Description of the task. Only the lines from the start of the data through the line containing "plt.rcParams['font.family'] = ['Liberation" should be written out, exactly as they are, with both ends included and the pictures left out.

Data.
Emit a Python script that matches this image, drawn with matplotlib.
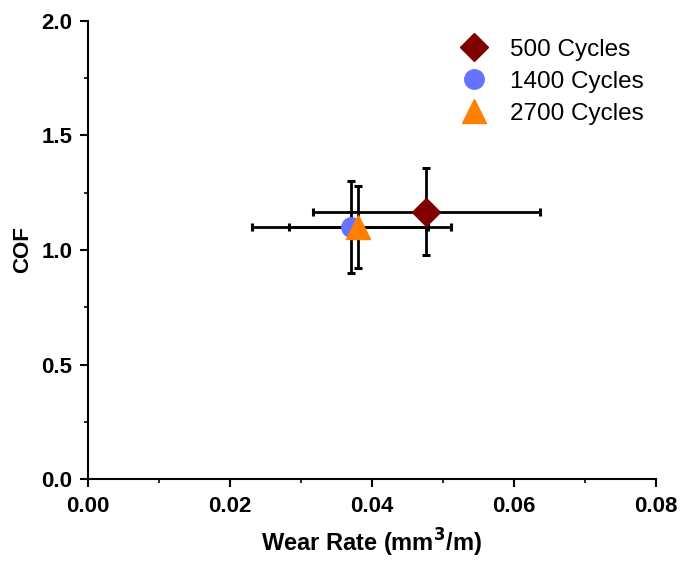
import matplotlib
matplotlib.use('Agg')
import matplotlib.pyplot as plt
from matplotlib.ticker import MultipleLocator

plt.rcParams['font.family'] = ['Liberation Sans', 'DejaVu Sans']

# wear rate / COF for each test length
labels = ['500 Cycles', '1400 Cycles', '2700 Cycles']
wear_rate = [0.0477, 0.0371, 0.0381]
wear_err = [0.016, 0.014, 0.0098]
cof = [1.167, 1.10, 1.10]
cof_err = [0.19, 0.20, 0.18]

markers = ['D', 'o', '^']
colors = ['#800000', '#6673FF', '#FF8000']
sizes = [14, 14, 17]

fig = plt.figure(figsize=(6.81, 5.61), dpi=100)
ax = fig.add_axes([0.129, 0.146, 0.834, 0.817])

for i in range(len(labels)):
    ax.errorbar(wear_rate[i], cof[i], xerr=wear_err[i], yerr=cof_err[i],
                fmt='none', ecolor='black', elinewidth=2, capsize=3,
                capthick=2.2, zorder=2)
for i in range(len(labels)):
    ax.plot(wear_rate[i], cof[i], linestyle='none', marker=markers[i],
            color=colors[i], markersize=sizes[i], label=labels[i], zorder=3)

ax.set_xlim(0, 0.08)
ax.set_ylim(0, 2.0)
ax.xaxis.set_major_locator(MultipleLocator(0.02))
ax.xaxis.set_minor_locator(MultipleLocator(0.01))
ax.yaxis.set_major_locator(MultipleLocator(0.5))
ax.yaxis.set_minor_locator(MultipleLocator(0.25))
ax.xaxis.set_major_formatter(plt.FuncFormatter(lambda v, p: f'{v:.2f}'))
ax.yaxis.set_major_formatter(plt.FuncFormatter(lambda v, p: f'{v:.1f}'))

for s in ['top', 'right']:
    ax.spines[s].set_visible(False)
for s in ['left', 'bottom']:
    ax.spines[s].set_linewidth(1.5)
ax.tick_params(which='major', direction='out', length=6, width=1.5,
               labelsize=16)
ax.tick_params(axis='x', which='major', pad=6)
ax.tick_params(axis='y', which='major', pad=5)
ax.tick_params(which='minor', direction='out', length=3, width=1.2)
for t in ax.get_xticklabels() + ax.get_yticklabels():
    t.set_fontweight('bold')

ax.set_xlabel('Wear Rate (mm$^\\mathbf{3}$/m)', fontsize=17, fontweight='bold',
              labelpad=7)
ax.set_ylabel('COF', fontsize=16, fontweight='bold', labelpad=6)

ax.legend(loc='upper right', bbox_to_anchor=(0.996, 0.982), frameon=False,
          fontsize=17.5, handletextpad=0.9, labelspacing=0.41,
          borderaxespad=0.1, handlelength=1.2, borderpad=0.3)

fig.savefig('out.png', dpi=100)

Solution to this task.
Emit a Python script that matches this image, drawn with matplotlib.
import matplotlib
matplotlib.use('Agg')
import matplotlib.pyplot as plt
from matplotlib.ticker import MultipleLocator

plt.rcParams['font.family'] = ['Liberation Sans', 'DejaVu Sans']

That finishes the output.